● Task directions: Return only the lines from the start of the records through the line that contains "fit_z = [120.7, 236.0]", inclusive; leave out all pictures.
━━━━━ Material provided ━━━━━
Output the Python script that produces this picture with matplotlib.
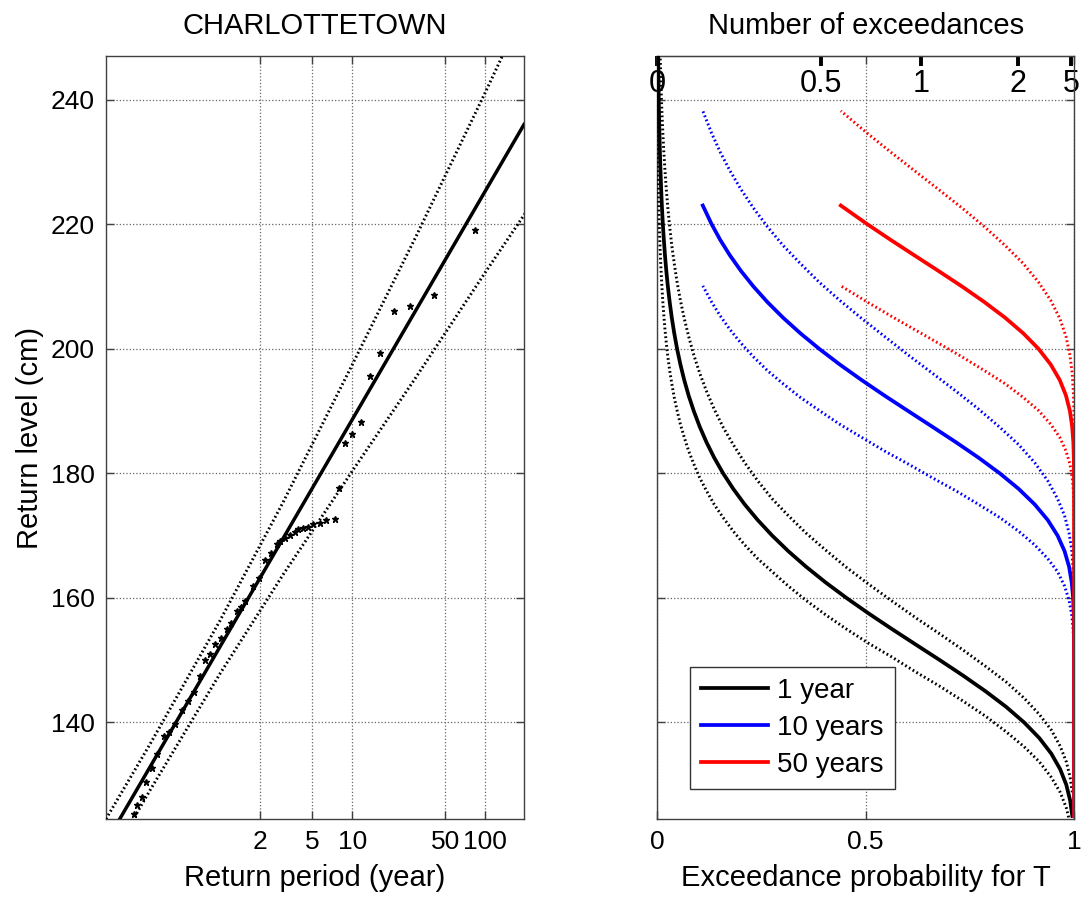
import numpy as np
import matplotlib.pyplot as plt
from matplotlib.ticker import NullLocator, FixedLocator

plt.rcParams['font.family'] = ['Liberation Sans', 'DejaVu Sans']

# ---- left panel: return level plot ----
fit_T = [0.14, 195]
fit_z = [120.7, 236.0]

band_T = [0.14, 0.3, 1, 3, 10, 30, 100, 200]
band_upper = [124.5, 136.5, 156.2, 175.3, 197.5, 218.0, 241.2, 254.9]
band_lower = [116.9, 129.1, 147.7, 163.7, 180.4, 195.4, 212.3, 221.8]

obs_T = [83.5, 41.4, 27.3, 20.7, 16.2, 13.6, 11.5, 10.0, 8.74, 7.92,
         7.35, 6.37, 5.67, 5.05, 4.63, 4.25, 3.90, 3.68, 3.38, 3.10, 2.84, 2.69,
         2.45, 2.21, 1.97, 1.80, 1.56, 1.45, 1.35, 1.22, 1.14, 1.03, 0.93, 0.85,
         0.78, 0.71, 0.64, 0.58, 0.52, 0.46, 0.42, 0.38, 0.34, 0.31, 0.28, 0.26,
         0.24, 0.227]
obs_z = [219.0, 208.7, 206.9, 206.1, 199.4, 195.7, 188.2, 186.3, 184.9, 177.6,
         172.6, 172.5, 172.1, 171.8, 171.4, 171.2, 171.0, 170.6, 170.1, 169.6, 169.1, 168.6,
         167.2, 166.1, 163.2, 161.9, 159.5, 158.5, 157.9, 156.0, 155.0, 153.5, 152.6, 151.0,
         150.0, 147.5, 144.9, 143.5, 142.0, 139.8, 138.5, 137.8, 135.0, 132.7, 130.5, 128.0,
         126.8, 125.3]

period_ticks = [2, 5, 10, 50, 100]
level_ticks = [140, 160, 180, 200, 220, 240]

# ---- right panel: exceedance probability for T years ----
level = [125, 127.5, 130, 132.5, 135, 137.5, 140, 142.5, 145, 147.5, 150, 152.5,
         155, 157.5, 160, 162.5, 165, 167.5, 170, 172.5, 175, 177.5, 180, 182.5,
         185, 187.5, 190, 192.5, 195, 197.5, 200, 202.5, 205, 207.5, 210, 212.5,
         215, 217.5, 220, 223, 226, 230, 235, 240, 247, 260, 270]
level_upper = [128.8, 131.2, 133.7, 136.2, 138.8, 141.3, 143.9, 146.5, 149.0, 151.6,
               154.2, 156.8, 159.5, 162.2, 164.9, 167.7, 170.4, 173.2, 175.9, 178.8,
               181.7, 184.6, 187.4, 190.3, 193.2, 196.1, 199.0, 202.0, 204.9, 207.8,
               210.7, 213.7, 216.6, 219.6, 222.6, 225.6, 228.6, 231.6, 234.6, 238.2,
               241.9, 246.9, 253.1, 259.4, 268.1, 284.0, 296.0]
level_lower = [121.3, 123.8, 126.3, 128.8, 131.2, 133.7, 136.1, 138.5, 141.0, 143.4,
               145.8, 148.1, 150.5, 152.7, 155.0, 157.3, 159.6, 161.9, 164.2, 166.3,
               168.5, 170.7, 172.9, 175.0, 177.2, 179.3, 181.5, 183.6, 185.8, 187.9,
               190.1, 192.2, 194.4, 196.5, 198.7, 200.9, 203.1, 205.3, 207.5, 210.1,
               212.5, 215.6, 219.5, 223.4, 228.9, 239.0, 248.5]

prob_1yr = [0.9957, 0.9905, 0.9813, 0.9666, 0.9453, 0.9166, 0.8803, 0.8372, 0.7879,
            0.7345, 0.6783, 0.6206, 0.5633, 0.5074, 0.4541, 0.4039, 0.3574, 0.3148,
            0.2762, 0.2414, 0.2103, 0.1828, 0.1584, 0.1371, 0.1185, 0.1022, 0.0881,
            0.0757, 0.0651, 0.0559, 0.0480, 0.0412, 0.0353, 0.0303, 0.0259, 0.0222,
            0.0190, 0.0163, 0.0139, 0.0115, 0.0096, 0.0075, 0.0055, 0.0040, 0.0026,
            0.0011, 0.0006]
prob_10yr = [1.0, 1.0, 1.0, 1.0, 1.0, 1.0, 1.0, 1.0, 1.0, 1.0, 1.0, 0.9999,
             0.9997, 0.9992, 0.9977, 0.9943, 0.9880, 0.9772, 0.9605, 0.9369, 0.9057,
             0.8672, 0.8218, 0.7712, 0.7166, 0.6597, 0.6022, 0.5451, 0.4901, 0.4376,
             0.3887, 0.3434, 0.3020, 0.2646, 0.2311, 0.2012, 0.1747, 0.1513, 0.1309,
             0.1097]
prob_50yr = [1.0, 1.0, 1.0, 1.0, 1.0, 1.0, 1.0, 1.0, 1.0, 1.0, 1.0, 1.0,
             1.0, 1.0, 1.0, 1.0, 1.0, 1.0, 1.0, 1.0, 1.0, 1.0, 0.9998, 0.9994,
             0.9982, 0.9954, 0.9900, 0.9805, 0.9655, 0.9437, 0.9146, 0.8779, 0.8344,
             0.7849, 0.7313, 0.6747, 0.6171, 0.5598, 0.5042, 0.4406]

series = [("1 year", prob_1yr, "black"),
          ("10 years", prob_10yr, "#0000ff"),
          ("50 years", prob_50yr, "#ff0000")]

count_ticks = [0, 0.5, 1, 2, 5]

dotted = dict(linestyle=(0, (0.6, 0.9)), linewidth=2.1)
ylim = (124.5, 247.0)


def style_axes(ax):
    ax.set_ylim(*ylim)
    ax.yaxis.set_major_locator(FixedLocator(level_ticks))
    ax.grid(True, color="0.4", linestyle=":", linewidth=0.9)
    ax.tick_params(direction="in", length=6, width=1, top=True, right=True,
                   labelsize=19, pad=8, color="0.25")
    for s in ax.spines.values():
        s.set_color("0.25")
        s.set_linewidth(1.0)


fig = plt.figure(figsize=(10.9, 9.01), dpi=100)
ax1 = fig.add_axes([0.0972, 0.0910, 0.3835, 0.8468])
ax2 = fig.add_axes([0.6028, 0.0910, 0.3826, 0.8468])

# left panel
ax1.set_xscale("log")
ax1.set_xlim(0.14, 195)
style_axes(ax1)
ax1.xaxis.set_major_locator(FixedLocator(period_ticks))
ax1.xaxis.set_minor_locator(NullLocator())
ax1.set_xticklabels([str(t) for t in period_ticks])

ax1.plot(fit_T, fit_z, color="black", linewidth=2.5, zorder=3)
ax1.plot(band_T, band_upper, color="black", **dotted, zorder=3)
ax1.plot(band_T, band_lower, color="black", **dotted, zorder=3)
ax1.plot(obs_T, obs_z, linestyle="none", marker="*", markersize=5,
         color="black", zorder=4)

ax1.set_title("CHARLOTTETOWN", fontsize=21, y=1.0, pad=16)
ax1.set_xlabel("Return period (year)", fontsize=21, labelpad=7)
ax1.set_ylabel("Return level (cm)", fontsize=21, labelpad=5)

# right panel
ax2.set_xlim(0, 1)
style_axes(ax2)
ax2.set_xticks([0, 0.5, 1])
ax2.set_xticklabels(["0", "0.5", "1"])
ax2.tick_params(labelleft=False)

for label, prob, col in series:
    k = len(prob)
    ax2.plot(prob, level[:k], color=col, linewidth=2.7, label=label, zorder=3)
    ax2.plot(prob, level_upper[:k], color=col, **dotted, zorder=3)
    ax2.plot(prob, level_lower[:k], color=col, **dotted, zorder=3)

ax2.set_xlabel("Exceedance probability for T", fontsize=21, labelpad=7)
ax2.set_title("Number of exceedances", fontsize=21, y=1.0, pad=16)

top = ax2.secondary_xaxis(
    "top",
    functions=(lambda p: -np.log(np.clip(1 - np.asarray(p, dtype=float), 1e-9, None)),
               lambda c: 1 - np.exp(-np.asarray(c, dtype=float))))
top.set_xticks(count_ticks)
top.set_xticklabels(["0", "0.5", "1", "2", "5"])
top.tick_params(direction="in", length=7, width=2.8, labelsize=22, pad=-31,
                color="black")
top.xaxis.set_minor_locator(NullLocator())

leg = ax2.legend(loc="lower left", bbox_to_anchor=(0.079, 0.039), borderaxespad=0,
                 fontsize=20, handlelength=2.4, handletextpad=0.35,
                 labelspacing=0.4, borderpad=0.4, fancybox=False, framealpha=1)
leg.get_frame().set_edgecolor("0.2")
leg.get_frame().set_linewidth(1.0)

fig.savefig("out.png", dpi=100, facecolor="white")
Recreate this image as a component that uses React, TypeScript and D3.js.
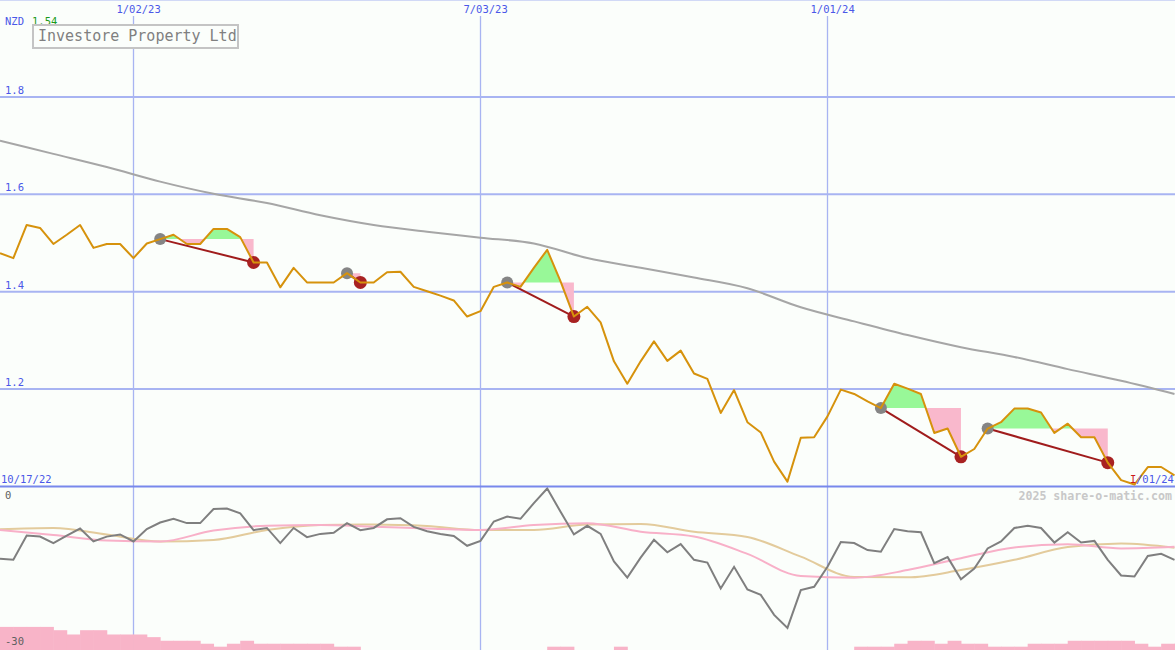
━━━━━
● Right answer:
Output the Python script that produces this picture with matplotlib.
import numpy as np
import matplotlib.pyplot as plt
from matplotlib.ticker import NullLocator, FixedLocator

plt.rcParams['font.family'] = ['Liberation Sans', 'DejaVu Sans']

# ---- left panel: return level plot ----
fit_T = [0.14, 195]
fit_z = [120.7, 236.0]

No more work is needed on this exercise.